TASK STATEMENT: Pictures are not part of the copy. Retype the lines from the first one through the line that contains "ax.set_ylim(-0.0461, 0.0431)".

RAW DATA:

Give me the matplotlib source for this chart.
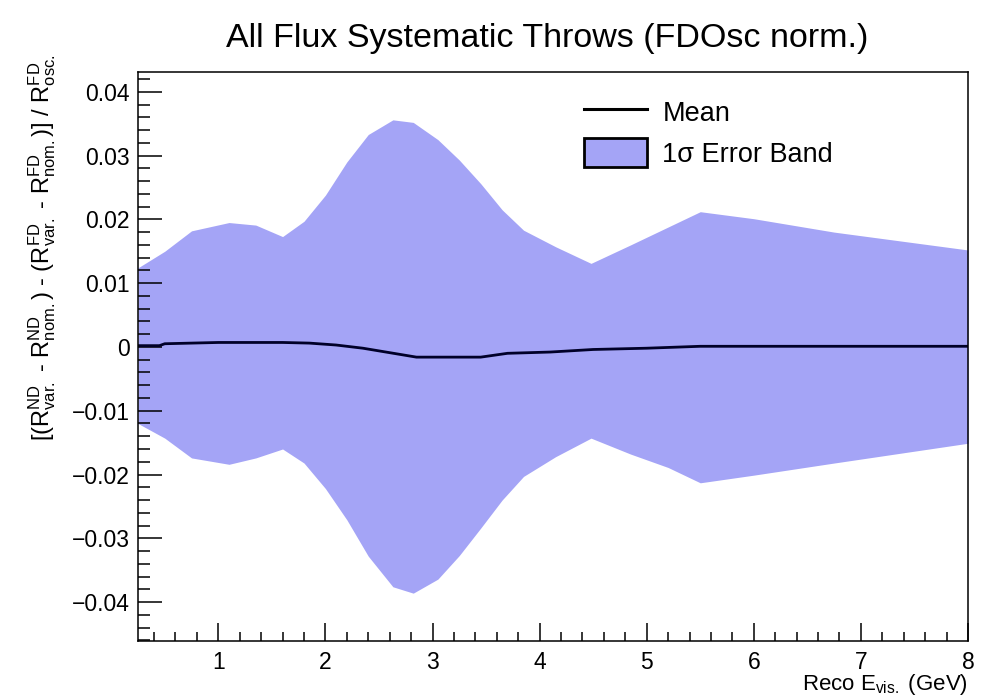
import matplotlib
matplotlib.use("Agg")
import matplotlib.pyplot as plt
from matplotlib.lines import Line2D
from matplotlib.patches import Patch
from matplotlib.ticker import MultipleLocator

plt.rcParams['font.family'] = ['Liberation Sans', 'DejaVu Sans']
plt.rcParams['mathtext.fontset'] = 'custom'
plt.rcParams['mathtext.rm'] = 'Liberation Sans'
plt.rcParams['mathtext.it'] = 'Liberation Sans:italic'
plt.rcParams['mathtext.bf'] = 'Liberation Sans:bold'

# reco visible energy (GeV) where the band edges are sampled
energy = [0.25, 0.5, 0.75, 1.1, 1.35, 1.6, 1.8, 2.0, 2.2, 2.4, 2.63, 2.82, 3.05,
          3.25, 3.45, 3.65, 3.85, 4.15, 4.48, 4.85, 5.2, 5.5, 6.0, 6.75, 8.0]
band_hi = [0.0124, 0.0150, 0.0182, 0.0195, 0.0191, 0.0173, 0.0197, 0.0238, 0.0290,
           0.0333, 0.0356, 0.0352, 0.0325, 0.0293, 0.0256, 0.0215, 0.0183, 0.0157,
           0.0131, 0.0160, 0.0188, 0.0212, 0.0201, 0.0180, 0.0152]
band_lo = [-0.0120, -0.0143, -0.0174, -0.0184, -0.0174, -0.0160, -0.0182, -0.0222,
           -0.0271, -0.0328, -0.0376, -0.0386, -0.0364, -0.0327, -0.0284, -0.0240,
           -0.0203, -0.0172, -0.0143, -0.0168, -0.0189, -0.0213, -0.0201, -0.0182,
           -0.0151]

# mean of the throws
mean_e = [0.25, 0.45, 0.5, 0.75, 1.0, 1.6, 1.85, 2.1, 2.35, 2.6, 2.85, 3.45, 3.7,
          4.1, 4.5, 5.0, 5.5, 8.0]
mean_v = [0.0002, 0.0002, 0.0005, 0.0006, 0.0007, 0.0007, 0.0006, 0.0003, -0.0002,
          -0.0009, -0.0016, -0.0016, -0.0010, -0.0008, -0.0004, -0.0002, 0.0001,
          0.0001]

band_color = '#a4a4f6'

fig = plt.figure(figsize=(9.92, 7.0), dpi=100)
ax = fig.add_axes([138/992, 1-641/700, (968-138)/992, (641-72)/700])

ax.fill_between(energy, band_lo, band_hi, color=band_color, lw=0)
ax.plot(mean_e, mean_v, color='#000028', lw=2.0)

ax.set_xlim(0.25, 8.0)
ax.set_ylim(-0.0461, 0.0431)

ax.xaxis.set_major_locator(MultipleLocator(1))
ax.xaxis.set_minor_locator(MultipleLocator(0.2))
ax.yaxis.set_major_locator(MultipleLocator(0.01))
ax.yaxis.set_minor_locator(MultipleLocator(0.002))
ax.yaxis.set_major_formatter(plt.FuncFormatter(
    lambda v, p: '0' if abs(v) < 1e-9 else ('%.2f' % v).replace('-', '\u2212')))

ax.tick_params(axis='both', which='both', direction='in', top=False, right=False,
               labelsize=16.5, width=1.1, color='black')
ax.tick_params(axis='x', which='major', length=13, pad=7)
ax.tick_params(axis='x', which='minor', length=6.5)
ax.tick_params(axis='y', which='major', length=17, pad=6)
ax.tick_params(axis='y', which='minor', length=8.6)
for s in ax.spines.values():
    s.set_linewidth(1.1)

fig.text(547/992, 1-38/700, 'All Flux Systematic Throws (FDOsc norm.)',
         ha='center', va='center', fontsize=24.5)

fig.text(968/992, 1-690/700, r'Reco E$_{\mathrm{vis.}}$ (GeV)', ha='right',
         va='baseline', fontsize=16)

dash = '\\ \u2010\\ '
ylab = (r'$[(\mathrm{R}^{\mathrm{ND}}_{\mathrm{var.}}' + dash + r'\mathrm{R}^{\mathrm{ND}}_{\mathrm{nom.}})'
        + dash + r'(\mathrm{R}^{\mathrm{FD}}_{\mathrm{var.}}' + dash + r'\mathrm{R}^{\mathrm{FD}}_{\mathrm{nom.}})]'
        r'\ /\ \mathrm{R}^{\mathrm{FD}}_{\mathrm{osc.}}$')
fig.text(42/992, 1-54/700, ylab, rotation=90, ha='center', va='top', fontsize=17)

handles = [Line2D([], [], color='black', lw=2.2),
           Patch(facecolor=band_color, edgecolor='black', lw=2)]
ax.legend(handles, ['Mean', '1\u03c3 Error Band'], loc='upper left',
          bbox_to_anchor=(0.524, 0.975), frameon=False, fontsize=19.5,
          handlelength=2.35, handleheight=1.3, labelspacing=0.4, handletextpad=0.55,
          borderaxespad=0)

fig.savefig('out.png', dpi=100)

ANSWER IN FULL:
Give me the matplotlib source for this chart.
import matplotlib
matplotlib.use("Agg")
import matplotlib.pyplot as plt
from matplotlib.lines import Line2D
from matplotlib.patches import Patch
from matplotlib.ticker import MultipleLocator

plt.rcParams['font.family'] = ['Liberation Sans', 'DejaVu Sans']
plt.rcParams['mathtext.fontset'] = 'custom'
plt.rcParams['mathtext.rm'] = 'Liberation Sans'
plt.rcParams['mathtext.it'] = 'Liberation Sans:italic'
plt.rcParams['mathtext.bf'] = 'Liberation Sans:bold'

# reco visible energy (GeV) where the band edges are sampled
energy = [0.25, 0.5, 0.75, 1.1, 1.35, 1.6, 1.8, 2.0, 2.2, 2.4, 2.63, 2.82, 3.05,
          3.25, 3.45, 3.65, 3.85, 4.15, 4.48, 4.85, 5.2, 5.5, 6.0, 6.75, 8.0]
band_hi = [0.0124, 0.0150, 0.0182, 0.0195, 0.0191, 0.0173, 0.0197, 0.0238, 0.0290,
           0.0333, 0.0356, 0.0352, 0.0325, 0.0293, 0.0256, 0.0215, 0.0183, 0.0157,
           0.0131, 0.0160, 0.0188, 0.0212, 0.0201, 0.0180, 0.0152]
band_lo = [-0.0120, -0.0143, -0.0174, -0.0184, -0.0174, -0.0160, -0.0182, -0.0222,
           -0.0271, -0.0328, -0.0376, -0.0386, -0.0364, -0.0327, -0.0284, -0.0240,
           -0.0203, -0.0172, -0.0143, -0.0168, -0.0189, -0.0213, -0.0201, -0.0182,
           -0.0151]

# mean of the throws
mean_e = [0.25, 0.45, 0.5, 0.75, 1.0, 1.6, 1.85, 2.1, 2.35, 2.6, 2.85, 3.45, 3.7,
          4.1, 4.5, 5.0, 5.5, 8.0]
mean_v = [0.0002, 0.0002, 0.0005, 0.0006, 0.0007, 0.0007, 0.0006, 0.0003, -0.0002,
          -0.0009, -0.0016, -0.0016, -0.0010, -0.0008, -0.0004, -0.0002, 0.0001,
          0.0001]

band_color = '#a4a4f6'

fig = plt.figure(figsize=(9.92, 7.0), dpi=100)
ax = fig.add_axes([138/992, 1-641/700, (968-138)/992, (641-72)/700])

ax.fill_between(energy, band_lo, band_hi, color=band_color, lw=0)
ax.plot(mean_e, mean_v, color='#000028', lw=2.0)

ax.set_xlim(0.25, 8.0)
ax.set_ylim(-0.0461, 0.0431)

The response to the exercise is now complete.